Professor Graham Greenleaf, Professor of Law & Information Systems. Faculty of Law, UNSW Australia

Topic: 2nd & 3rd Generation Data Privacy Standards Implemented in Laws outside Europe

Abstract:  The implementation of ‘European’ data privacy principles in laws outside Europe continues to be substantial, but it needs to be defined and quantified in order for its full effect to be understood.  This paper will attempt to do so in relation to the ‘2nd generation’ standards, and will also make some suggestions concerning the potential (or ‘candidate’) 3rd generation standards based on the EU General Data Protection Directive (GDPR) and the ‘Modernised’ Convention 180.
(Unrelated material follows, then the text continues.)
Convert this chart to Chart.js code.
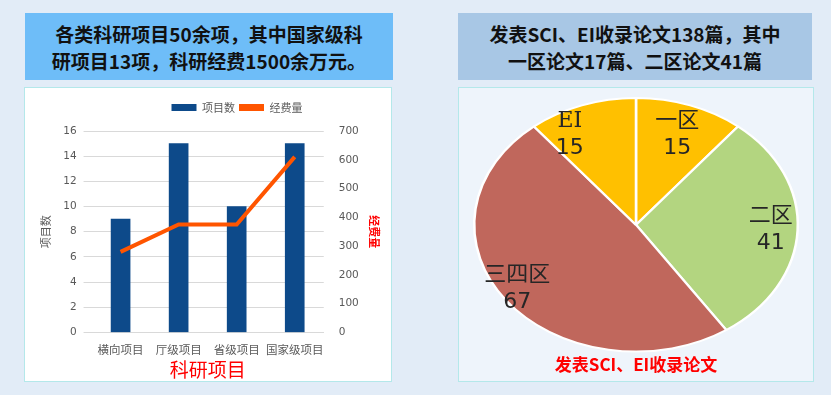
<!DOCTYPE html>
<html>
<head>
<meta charset="utf-8">
<script src="https://cdn.jsdelivr.net/npm/chart.js@4"></script>
<style>
  body { margin: 0; width: 831px; height: 395px; background: #e2ecf7; position: relative; overflow: hidden;
         font-family: "Noto Sans CJK SC", "DejaVu Sans", sans-serif; }
  .head { position: absolute; top: 13px; height: 67px; font-weight: bold; font-size: 19px; line-height: 27px;
          color: #111; text-align: center; padding-top: 7px; box-sizing: border-box; }
  #h1 { left: 25px; width: 368px; background: #6ebdf8; }
  #h2 { left: 458px; width: 354px; background: #a8c7e5; }
  .panel { position: absolute; top: 87px; height: 295px; box-sizing: border-box; border: 1px solid #b4e8ea; }
  #p1 { left: 24px; width: 368px; background: #fff; }
  #p2 { left: 458px; width: 356px; background: #eef4fb; }
  canvas { position: absolute; left: 0; top: 0; }
</style>
</head>
<body>
<div class="head" id="h1">各类科研项目50余项，其中国家级科<br>研项目13项，科研经费1500余万元。</div>
<div class="head" id="h2">发表SCI、EI收录论文138篇，其中<br>一区论文17篇、二区论文41篇</div>
<div class="panel" id="p1"><canvas id="myChart" width="366" height="293"></canvas></div>
<div class="panel" id="p2"><canvas id="myChart2" width="354" height="293"></canvas></div>
<script>
// 科研项目 data
const categories = ['横向项目', '厅级项目', '省级项目', '国家级项目'];
const projectCounts = [9, 15, 10, 15];
const funding = [280, 375, 375, 610];

// 论文 data
const paperLabels = ['一区', '二区', '三四区', 'EI'];
const paperCounts = [15, 41, 67, 15];
const paperColors = ['#ffc000', '#b3d580', '#c0675c', '#ffc000'];

// Bar + line chart
const ctx = document.getElementById('myChart').getContext('2d');
const shiftLegend = {
    id: 'shiftLegend',
    afterLayout(chart) {
        chart.legend.left += 28;
        chart.legend.right += 28;
        chart.legend.top -= 8;
        chart.legend.bottom -= 8;
    }
};
const myChart = new Chart(ctx, {
    data: {
        labels: categories,
        datasets: [{
            type: 'bar',
            label: '项目数',
            data: projectCounts,
            backgroundColor: '#0d4a8a',
            barThickness: 19,
            yAxisID: 'y',
            order: 2
        }, {
            type: 'line',
            label: '经费量',
            data: funding,
            borderColor: '#ff5500',
            backgroundColor: '#ff5500',
            borderWidth: 4,
            pointRadius: 0,
            tension: 0,
            yAxisID: 'y1',
            order: 1
        }]
    },
    options: {
        responsive: false,
        animation: false,
        layout: { padding: { top: 18, left: 10, right: 8, bottom: 0 } },
        plugins: {
            tooltip: { enabled: false },
            legend: {
                labels: {
                    boxWidth: 25,
                    boxHeight: 7,
                    padding: 4,
                    color: '#595959',
                    font: { size: 11, family: 'Noto Sans CJK SC' },
                    sort: (a, b) => a.datasetIndex - b.datasetIndex,
                    generateLabels(chart) {
                        const items = Chart.defaults.plugins.legend.labels.generateLabels(chart);
                        items.forEach(it => { it.lineWidth = 0; });
                        return items;
                    }
                }
            }
        },
        scales: {
            x: {
                grid: { display: false },
                border: { color: '#d9d9d9' },
                ticks: { color: '#595959', font: { size: 11.5, family: 'Noto Sans CJK SC' }, padding: 2,
                         minRotation: 0, maxRotation: 0, autoSkip: false },
                title: { display: true, text: '科研项目', color: '#ff0000',
                         font: { size: 19, family: 'Noto Sans CJK SC' }, padding: { top: 0, bottom: 0 } }
            },
            y: {
                position: 'left',
                min: 0, max: 16,
                ticks: { stepSize: 2, color: '#595959', font: { size: 10.5, family: 'DejaVu Sans' }, padding: 7 },
                grid: { color: '#d9d9d9' },
                border: { display: false },
                title: { display: true, text: '项目数', color: '#595959',
                         font: { size: 11, family: 'Noto Sans CJK SC' }, padding: 4 }
            },
            y1: {
                position: 'right',
                min: 0, max: 700,
                ticks: { stepSize: 100, color: '#595959', font: { size: 10.5, family: 'DejaVu Sans' }, padding: 7 },
                grid: { drawOnChartArea: false, display: false },
                border: { display: false },
                title: { display: true, text: '经费量', color: '#ff0000',
                         font: { size: 11, family: 'Noto Sans CJK SC', weight: 'bold' }, padding: 2 }
            }
        }
    },
    plugins: [shiftLegend]
});

// Pie chart, stretched into an ellipse
const stretchX = 1.276;
const labelShift = [[0, 0], [12, 0], [-20, 6], [-25, 0]];
const ellipse = {
    id: 'ellipse',
    beforeDatasetsDraw(chart) {
        const a = chart.chartArea;
        const cx = (a.left + a.right) / 2, cy = (a.top + a.bottom) / 2;
        chart.ctx.save();
        chart.ctx.translate(cx, cy);
        chart.ctx.scale(stretchX, 1);
        chart.ctx.translate(-cx, -cy);
    },
    afterDatasetsDraw(chart) {
        chart.ctx.restore();
        const c = chart.ctx;
        const meta = chart.getDatasetMeta(0);
        meta.data.forEach((arc, i) => {
            const mid = (arc.startAngle + arc.endAngle) / 2;
            const r = arc.outerRadius * 0.76;
            const x = arc.x + Math.cos(mid) * r * stretchX + labelShift[i][0];
            const y = arc.y + Math.sin(mid) * r + labelShift[i][1];
            c.save();
            c.fillStyle = '#262626';
            c.textAlign = 'center';
            c.textBaseline = 'middle';
            c.font = '22px "DejaVu Serif", "Noto Sans CJK SC"';
            c.fillText(paperLabels[i], x, y - 13);
            c.font = '22px "DejaVu Sans"';
            c.fillText(String(paperCounts[i]), x, y + 14);
            c.restore();
        });
    }
};
const ctx2 = document.getElementById('myChart2').getContext('2d');
const myChart2 = new Chart(ctx2, {
    type: 'pie',
    data: {
        labels: paperLabels,
        datasets: [{
            data: paperCounts,
            backgroundColor: paperColors,
            borderColor: '#ffffff',
            borderWidth: 2
        }]
    },
    options: {
        responsive: false,
        animation: false,
        layout: { padding: { top: 9, left: 0, right: 0, bottom: 0 } },
        plugins: {
            legend: { display: false },
            tooltip: { enabled: false },
            title: {
                display: true,
                position: 'bottom',
                text: '发表SCI、EI收录论文',
                color: '#ff0000',
                font: { size: 17, weight: 'bold', family: 'Noto Sans CJK SC' },
                padding: { top: 2, bottom: 6 }
            }
        }
    },
    plugins: [ellipse]
});
</script>
</body>
</html>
The concept of ‘2nd generation’ data privacy principles/standards is that of the principles/standards that are found in the EU data protection Directive (1995) and CoE Convention 108 (plus Additional Protocol of 2001), but are not found in the ‘1st generation’ standards of the OECD Guidelines (1980) and original CoE Convention 108 (1981). To be manageable, only the ten most important differences between generations are considered In 2012 I assessed 33 of the 39 data privacy laws that then existed outside Europe (as at December 2011) to determine the extent to which they included the ten 2nd Generation’ ‘European standards’. That analysis showed that they had been substantially incorporated into these 33 non-European laws. On average they included 7 out of the 10 ‘European principles’.
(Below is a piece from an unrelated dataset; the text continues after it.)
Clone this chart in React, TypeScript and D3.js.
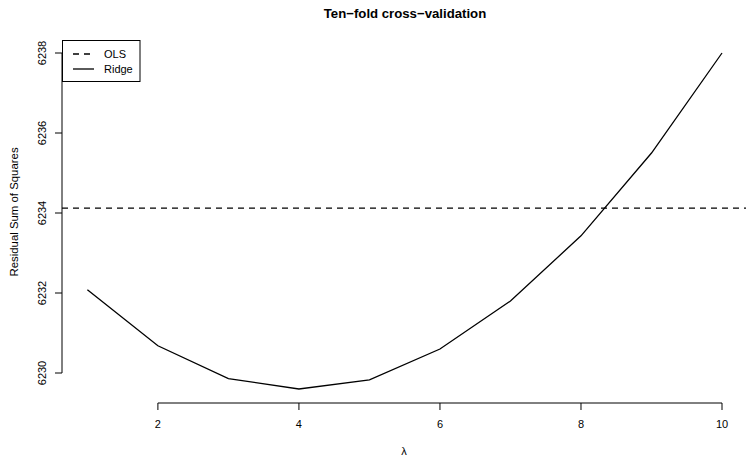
import React, { useRef, useEffect } from "react";
import * as d3 from "d3";

const lambdas = [1, 2, 3, 4, 5, 6, 7, 8, 9, 10];
const ridgeRss = [6232.08, 6230.68, 6229.86, 6229.6, 6229.83, 6230.6, 6231.8, 6233.43, 6235.5, 6238.0];
const olsRss = 6234.12;
const xTicks = [2, 4, 6, 8, 10];
const yTicks = [6230, 6232, 6234, 6236, 6238];

const App = () => {
  const svgRef = useRef<SVGSVGElement>(null);

  useEffect(() => {
    const width = 746;
    const height = 458;
    const font = "'Liberation Sans', Arial, Helvetica, sans-serif";

    const svg = d3.select(svgRef.current).attr("width", width).attr("height", height);
    svg.selectAll("*").remove();

    // plot region like R's 4% range extension
    const xScale = d3.scaleLinear().domain([0.64, 10.36]).range([62, 747.4]);
    const yMin = d3.min(ridgeRss)!;
    const yMax = d3.max(ridgeRss)!;
    const pad = (yMax - yMin) * 0.04;
    const yScale = d3
      .scaleLinear()
      .domain([yMin - pad, yMax + pad])
      .range([373 + (6230 - (yMin - pad)) * 40, 53 - (yMax + pad - 6238) * 40]);

    const g = svg.append("g").attr("font-family", font);

    // x axis
    const xAxis = g.append("g").attr("transform", `translate(0,403)`);
    xAxis
      .append("line")
      .attr("x1", xScale(2))
      .attr("x2", xScale(10))
      .attr("stroke", "#000");
    xTicks.forEach((t) => {
      xAxis
        .append("line")
        .attr("x1", xScale(t))
        .attr("x2", xScale(t))
        .attr("y2", 7)
        .attr("stroke", "#000");
      xAxis
        .append("text")
        .attr("x", xScale(t))
        .attr("y", 25)
        .attr("text-anchor", "middle")
        .attr("font-size", 11)
        .text(t);
    });

    // y axis
    const yAxis = g.append("g").attr("transform", `translate(62,0)`);
    yAxis
      .append("line")
      .attr("y1", yScale(6230))
      .attr("y2", yScale(6238))
      .attr("stroke", "#000");
    yTicks.forEach((t) => {
      yAxis
        .append("line")
        .attr("x2", -7)
        .attr("y1", yScale(t))
        .attr("y2", yScale(t))
        .attr("stroke", "#000");
      yAxis
        .append("text")
        .attr("transform", `translate(-16,${yScale(t)}) rotate(-90)`)
        .attr("text-anchor", "middle")
        .attr("font-size", 11)
        .text(t);
    });

    // OLS line
    g.append("line")
      .attr("x1", xScale(0.64))
      .attr("x2", xScale(10.36))
      .attr("y1", yScale(olsRss))
      .attr("y2", yScale(olsRss))
      .attr("stroke", "#000")
      .attr("stroke-width", 1.3)
      .attr("stroke-dasharray", "6,5");

    // Ridge line
    const line = d3
      .line<number>()
      .x((d, i) => xScale(lambdas[i]))
      .y((d) => yScale(d));
    g.append("path")
      .datum(ridgeRss)
      .attr("d", line)
      .attr("fill", "none")
      .attr("stroke", "#000")
      .attr("stroke-width", 1.3);

    // title and labels
    g.append("text")
      .attr("x", 405)
      .attr("y", 17.5)
      .attr("text-anchor", "middle")
      .attr("font-weight", "bold")
      .attr("font-size", 13.2)
      .text("Ten\u2212fold cross\u2212validation");
    g.append("text")
      .attr("x", 404)
      .attr("y", 455)
      .attr("text-anchor", "middle")
      .attr("font-size", 11)
      .text("\u03bb");
    g.append("text")
      .attr("transform", `translate(18,212) rotate(-90)`)
      .attr("text-anchor", "middle")
      .attr("font-size", 11.4)
      .text("Residual Sum of Squares");

    // legend
    const legend = g.append("g");
    legend
      .append("rect")
      .attr("x", 62.5)
      .attr("y", 40.5)
      .attr("width", 77.5)
      .attr("height", 41)
      .attr("fill", "#fff")
      .attr("stroke", "#000");
    const items = [
      { label: "OLS", dash: "6,5", y: 54 },
      { label: "Ridge", dash: null, y: 69 },
    ];
    items.forEach((it) => {
      legend
        .append("line")
        .attr("x1", 73)
        .attr("x2", 94)
        .attr("y1", it.y)
        .attr("y2", it.y)
        .attr("stroke", "#000")
        .attr("stroke-width", 1.3)
        .attr("stroke-dasharray", it.dash);
      legend
        .append("text")
        .attr("x", 104)
        .attr("y", it.y + 3.5)
        .attr("font-size", 11)
        .text(it.label);
    });
  }, []);

  return (
    <svg
      ref={svgRef}
      style={{ position: "absolute", left: 0, top: 0, background: "#fff" }}
    ></svg>
  );
};

export default App;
This presentation reports on work-in-progress assessing their effect five years later in 2017. By February 2017 the number of non-European laws had increased to 66. Assessment of all 66 countries with data privacy laws, while having the virtue of thoroughness, also has the disadvantage that it treats all countries as of equal weight (as done in the 2012 study).  So the data privacy law in Burkina Faso is given the same significance as that in South Africa, and that of a small Caribbean island is given the same weight as that in Argentina. All 66 data privacy laws is also too large a number of laws to be a practical basis for an initial assessment – that task must come later.
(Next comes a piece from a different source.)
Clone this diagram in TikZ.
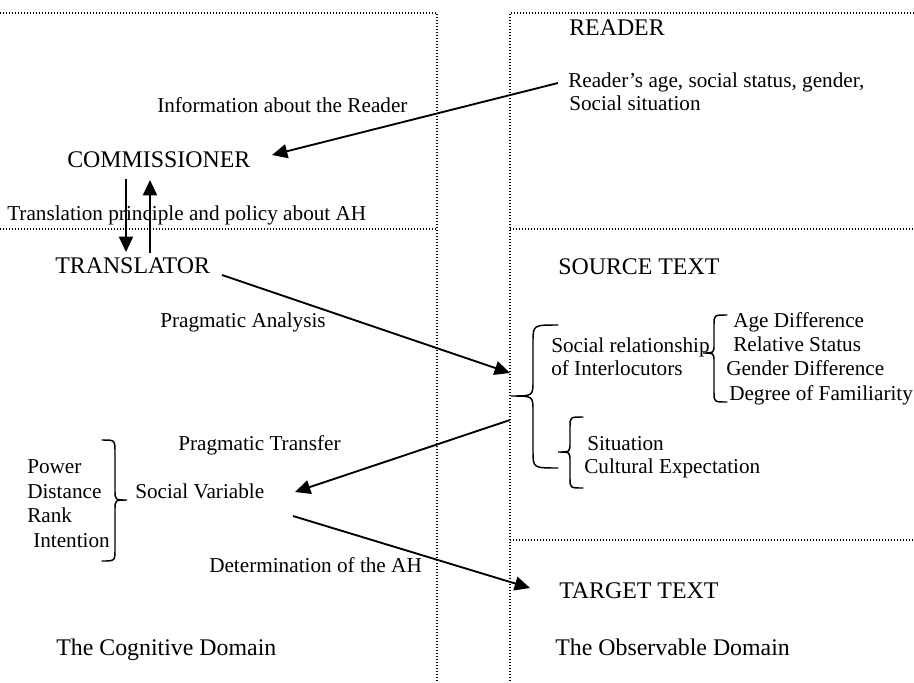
\documentclass[tikz,border=0pt]{standalone}
\usepackage{fontspec}
\setmainfont{Liberation Serif}
\usetikzlibrary{arrows.meta}
\begin{document}
\begin{tikzpicture}[x=0.75pt,y=-0.75pt,
  big/.style={font=\fontsize{17.9}{20}\selectfont, inner sep=0pt, anchor=base west},
  small/.style={font=\fontsize{15.9}{18}\selectfont, inner sep=0pt, anchor=base west},
  arr/.style={line width=1.4pt, -{Triangle[length=11.5pt,width=10.5pt]}},
  dotline/.style={line width=0.9pt, dash pattern=on 0.9pt off 1.35pt},
  bracestroke/.style={line width=1.1pt, line cap=round}]
\useasboundingbox (0,0) rectangle (914,682);

% dotted frames
\draw[dotline] (0,13) -- (437,13) -- (437,682);
\draw[dotline] (0,229) -- (437,229);
\draw[dotline] (914,13) -- (510,13) -- (510,682);
\draw[dotline] (510,229) -- (914,229);
\draw[dotline] (510,540) -- (914,540);

% texts
\node[big] (reader) at (569,35) {READER};
\node[small] (rattr1) at (568,87) {Reader’s age, social status, gender,};
\node[small] (rattr2) at (569,110) {Social situation};
\node[small] (info) at (157,112) {Information about the Reader};
\node[big] (comm) at (67,167) {COMMISSIONER};
\node[small] (policy) at (7,220) {Translation principle and policy about AH};
\node[big] (trans) at (55,273) {TRANSLATOR};
\node[big] (source) at (558,274) {SOURCE TEXT};
\node[small] (panal) at (160,327) {Pragmatic Analysis};
\node[small] (socrel1) at (551,352) {Social relationship};
\node[small] (socrel2) at (551,375) {of Interlocutors};
\node[small] (age) at (733,327) {Age Difference};
\node[small] (rel) at (733,351) {Relative Status};
\node[small] (gen) at (726,375) {Gender Difference};
\node[small] (fam) at (729,400) {Degree of Familiarity};
\node[small] (ptrans) at (178,450) {Pragmatic Transfer};
\node[small] (sit) at (587,450) {Situation};
\node[small] (cult) at (584,473) {Cultural Expectation};
\node[small] (power) at (27,473) {Power};
\node[small] (dist) at (27,498) {Distance};
\node[small] (rank) at (27,522) {Rank};
\node[small] (intent) at (33,547) {Intention};
\node[small] (socvar) at (135,498) {Social Variable};
\node[small] (determ) at (209,572) {Determination of the AH};
\node[big] (target) at (559,598) {TARGET TEXT};
\node[big] (cogn) at (56,655) {The Cognitive Domain};
\node[big] (obs) at (555,655) {The Observable Domain};

% connector end points
\coordinate (rStart) at (558,83);
\coordinate (cEnd) at (272,155);
\coordinate (downS) at (126,179);
\coordinate (downE) at (126,252);
\coordinate (upS) at (150,253);
\coordinate (upE) at (150,180);
\coordinate (tStart) at (222,275);
\coordinate (sEnd) at (510,373);
\coordinate (sStart) at (510,420);
\coordinate (vEnd) at (295,492);
\coordinate (vStart) at (293,516);
\coordinate (gEnd) at (530,588);

\draw[arr] (rStart) -- (cEnd);
\draw[arr] (downS) -- (downE);
\draw[arr] (upS) -- (upE);
\draw[arr] (tStart) -- (sEnd);
\draw[arr] (sStart) -- (vEnd);
\draw[arr] (vStart) -- (gEnd);

% big opening brace
\draw[bracestroke] (558,325) .. controls (533,325) .. (533,342) -- (533,381)
  .. controls (533,396) .. (511,396) .. controls (533,396) .. (533,411)
  -- (533,451) .. controls (533,468) .. (558,468);
% brace for social relationship factors
\draw[bracestroke] (727,315) .. controls (714,315) .. (714,325) -- (714,344)
  .. controls (714,353) .. (703,353) .. controls (714,353) .. (714,362)
  -- (714,392) .. controls (714,402) .. (727,402);
% brace for situation
\draw[bracestroke] (583,417) .. controls (570,417) .. (570,427) -- (570,443)
  .. controls (570,452) .. (558,452) .. controls (570,452) .. (570,461)
  -- (570,478) .. controls (570,488) .. (583,488);
% closing brace for social variable
\draw[bracestroke] (102,440) .. controls (115,440) .. (115,452) -- (115,490)
  .. controls (115,500) .. (127,500) .. controls (115,500) .. (115,510)
  -- (115,549) .. controls (115,561) .. (102,561);
\end{tikzpicture}
\end{document}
For both reasons an objective selection of a particular sub-set of laws outside Europe is needed. An alternative pragmatic approach is to assess the laws of countries with the largest Gross Domestic Product (GDP) (nominal) as a measure of their economic significance. The 20 highest-ranked countries outside Europe that do have data privacy laws covering at least most of their private sectors occur in first 52 countries ranked by GDP. They include all 8 OECD members outside Europe (except the USA), and 17/20 are APEC economies. To what extent the effects of European data privacy principles outside Europe continue to be substantial is then considered.

The presentation concludes with some speculation about the present ‘watershed period’ in the strengthening of content of international agreements. Finalization of GDPR and CoE 108 Modernisation, signals the development of a new 3rd Generation of standards, and as many as eighteen new ‘candidates’ of European origin can be identified. Are the 2013 OECD revision and 2016 APEC revision also contributing to this ‘3rd Generation’? Are any of these new ‘candidate’ standards already being enacted outside Europe? Which are most likely to be adopted globally?